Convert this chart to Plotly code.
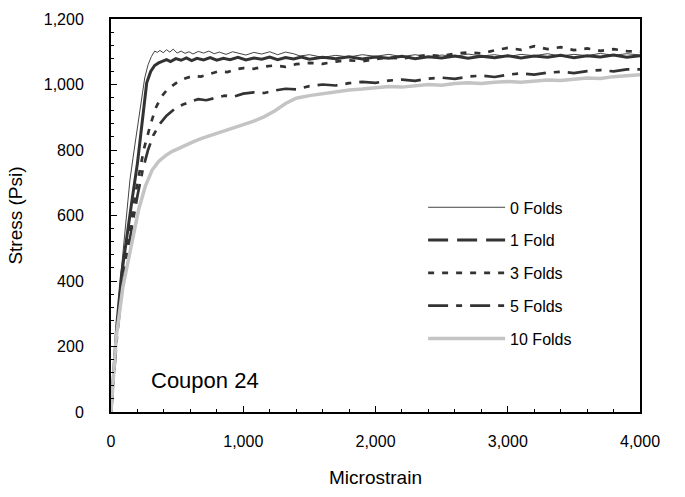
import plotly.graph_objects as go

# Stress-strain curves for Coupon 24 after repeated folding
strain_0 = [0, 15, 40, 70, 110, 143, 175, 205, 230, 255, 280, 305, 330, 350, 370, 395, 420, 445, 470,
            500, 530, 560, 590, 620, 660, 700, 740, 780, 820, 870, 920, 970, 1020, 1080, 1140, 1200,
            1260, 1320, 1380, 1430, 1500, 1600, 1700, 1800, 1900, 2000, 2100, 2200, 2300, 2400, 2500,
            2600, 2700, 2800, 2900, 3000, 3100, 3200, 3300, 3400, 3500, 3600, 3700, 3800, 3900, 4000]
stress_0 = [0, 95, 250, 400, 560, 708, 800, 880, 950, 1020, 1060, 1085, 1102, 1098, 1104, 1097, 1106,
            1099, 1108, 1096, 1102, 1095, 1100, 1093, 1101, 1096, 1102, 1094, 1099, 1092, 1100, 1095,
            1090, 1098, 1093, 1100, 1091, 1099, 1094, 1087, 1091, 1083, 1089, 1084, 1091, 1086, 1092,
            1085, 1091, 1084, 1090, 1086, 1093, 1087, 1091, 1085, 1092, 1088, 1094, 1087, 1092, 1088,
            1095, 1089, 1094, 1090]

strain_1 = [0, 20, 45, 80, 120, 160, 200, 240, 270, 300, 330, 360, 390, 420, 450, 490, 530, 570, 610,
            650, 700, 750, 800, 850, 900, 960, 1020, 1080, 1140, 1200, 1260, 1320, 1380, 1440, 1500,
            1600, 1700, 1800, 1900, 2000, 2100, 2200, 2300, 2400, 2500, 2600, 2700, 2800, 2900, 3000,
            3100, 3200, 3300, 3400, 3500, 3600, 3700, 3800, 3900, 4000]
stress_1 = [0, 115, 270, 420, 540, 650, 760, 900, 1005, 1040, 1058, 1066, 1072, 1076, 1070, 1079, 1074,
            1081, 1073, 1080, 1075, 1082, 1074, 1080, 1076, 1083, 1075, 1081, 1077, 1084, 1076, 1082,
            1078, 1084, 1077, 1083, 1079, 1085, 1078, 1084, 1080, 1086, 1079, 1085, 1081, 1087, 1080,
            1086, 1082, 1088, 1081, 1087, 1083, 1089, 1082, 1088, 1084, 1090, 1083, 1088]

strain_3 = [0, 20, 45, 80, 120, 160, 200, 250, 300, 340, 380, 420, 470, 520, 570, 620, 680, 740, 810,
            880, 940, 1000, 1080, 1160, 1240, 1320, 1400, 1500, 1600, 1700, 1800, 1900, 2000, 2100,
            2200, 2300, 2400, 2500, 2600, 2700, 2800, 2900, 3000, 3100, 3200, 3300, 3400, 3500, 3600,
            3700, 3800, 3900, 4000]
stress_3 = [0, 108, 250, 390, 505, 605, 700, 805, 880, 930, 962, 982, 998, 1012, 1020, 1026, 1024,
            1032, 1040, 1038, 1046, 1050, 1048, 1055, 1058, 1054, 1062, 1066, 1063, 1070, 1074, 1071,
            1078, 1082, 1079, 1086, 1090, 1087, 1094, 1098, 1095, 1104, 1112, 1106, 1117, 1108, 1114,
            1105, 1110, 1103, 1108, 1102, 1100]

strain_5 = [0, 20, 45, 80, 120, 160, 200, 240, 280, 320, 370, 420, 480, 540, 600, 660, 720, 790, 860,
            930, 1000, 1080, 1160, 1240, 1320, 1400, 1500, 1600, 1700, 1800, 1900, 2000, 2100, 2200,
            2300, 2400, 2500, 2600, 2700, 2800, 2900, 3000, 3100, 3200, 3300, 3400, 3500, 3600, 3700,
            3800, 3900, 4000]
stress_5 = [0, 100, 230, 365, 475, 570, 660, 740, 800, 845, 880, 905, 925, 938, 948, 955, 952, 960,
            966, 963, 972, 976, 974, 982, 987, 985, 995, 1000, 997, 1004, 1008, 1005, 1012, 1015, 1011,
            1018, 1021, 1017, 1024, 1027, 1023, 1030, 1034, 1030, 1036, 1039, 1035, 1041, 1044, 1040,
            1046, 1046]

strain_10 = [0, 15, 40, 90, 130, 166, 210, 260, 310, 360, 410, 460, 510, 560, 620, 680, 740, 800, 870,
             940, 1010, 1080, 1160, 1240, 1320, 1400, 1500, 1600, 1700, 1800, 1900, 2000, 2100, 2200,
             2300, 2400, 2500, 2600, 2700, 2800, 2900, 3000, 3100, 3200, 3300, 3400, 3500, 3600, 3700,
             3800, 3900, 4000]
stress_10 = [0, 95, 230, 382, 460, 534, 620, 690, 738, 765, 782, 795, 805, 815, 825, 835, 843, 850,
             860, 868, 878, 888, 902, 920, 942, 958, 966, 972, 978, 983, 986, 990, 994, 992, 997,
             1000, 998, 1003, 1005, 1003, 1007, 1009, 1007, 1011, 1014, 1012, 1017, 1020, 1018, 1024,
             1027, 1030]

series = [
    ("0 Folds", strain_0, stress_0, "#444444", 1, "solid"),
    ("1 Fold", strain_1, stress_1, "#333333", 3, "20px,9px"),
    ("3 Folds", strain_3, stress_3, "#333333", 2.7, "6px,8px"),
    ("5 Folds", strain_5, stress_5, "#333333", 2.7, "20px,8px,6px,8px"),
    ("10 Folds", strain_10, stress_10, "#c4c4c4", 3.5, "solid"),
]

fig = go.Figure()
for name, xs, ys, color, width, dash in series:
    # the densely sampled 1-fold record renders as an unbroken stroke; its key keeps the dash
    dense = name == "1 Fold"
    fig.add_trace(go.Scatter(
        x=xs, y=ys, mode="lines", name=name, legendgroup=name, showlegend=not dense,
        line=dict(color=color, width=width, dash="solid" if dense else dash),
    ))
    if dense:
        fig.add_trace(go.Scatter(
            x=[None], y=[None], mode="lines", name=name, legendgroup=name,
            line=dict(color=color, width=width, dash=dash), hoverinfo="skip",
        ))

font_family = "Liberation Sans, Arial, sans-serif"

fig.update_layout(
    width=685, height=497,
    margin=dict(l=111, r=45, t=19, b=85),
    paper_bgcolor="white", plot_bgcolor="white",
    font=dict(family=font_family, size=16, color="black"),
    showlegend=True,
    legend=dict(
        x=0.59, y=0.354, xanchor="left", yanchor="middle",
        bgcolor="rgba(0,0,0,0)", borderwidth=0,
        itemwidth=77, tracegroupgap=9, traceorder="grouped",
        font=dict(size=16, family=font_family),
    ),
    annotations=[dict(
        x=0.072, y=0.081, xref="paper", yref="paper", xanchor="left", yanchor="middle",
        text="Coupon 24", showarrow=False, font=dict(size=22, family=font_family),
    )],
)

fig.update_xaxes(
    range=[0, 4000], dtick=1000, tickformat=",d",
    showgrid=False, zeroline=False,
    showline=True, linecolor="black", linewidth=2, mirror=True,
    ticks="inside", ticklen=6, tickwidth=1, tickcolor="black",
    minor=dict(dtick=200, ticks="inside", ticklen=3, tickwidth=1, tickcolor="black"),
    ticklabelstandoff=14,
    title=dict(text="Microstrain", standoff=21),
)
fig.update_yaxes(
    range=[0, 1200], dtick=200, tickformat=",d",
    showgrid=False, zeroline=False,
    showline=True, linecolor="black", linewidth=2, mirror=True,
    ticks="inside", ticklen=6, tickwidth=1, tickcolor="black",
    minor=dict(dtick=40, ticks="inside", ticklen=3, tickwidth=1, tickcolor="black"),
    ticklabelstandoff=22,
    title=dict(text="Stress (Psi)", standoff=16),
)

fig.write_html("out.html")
------
WHAT THIS TASK INVOLVES —
With all pictures left out, please transcribe exactly the lines from the start of the material through the line with "import plotly.graph_objects as go".

RESULT OF THIS TASK —
Convert this chart to Plotly code.
import plotly.graph_objects as go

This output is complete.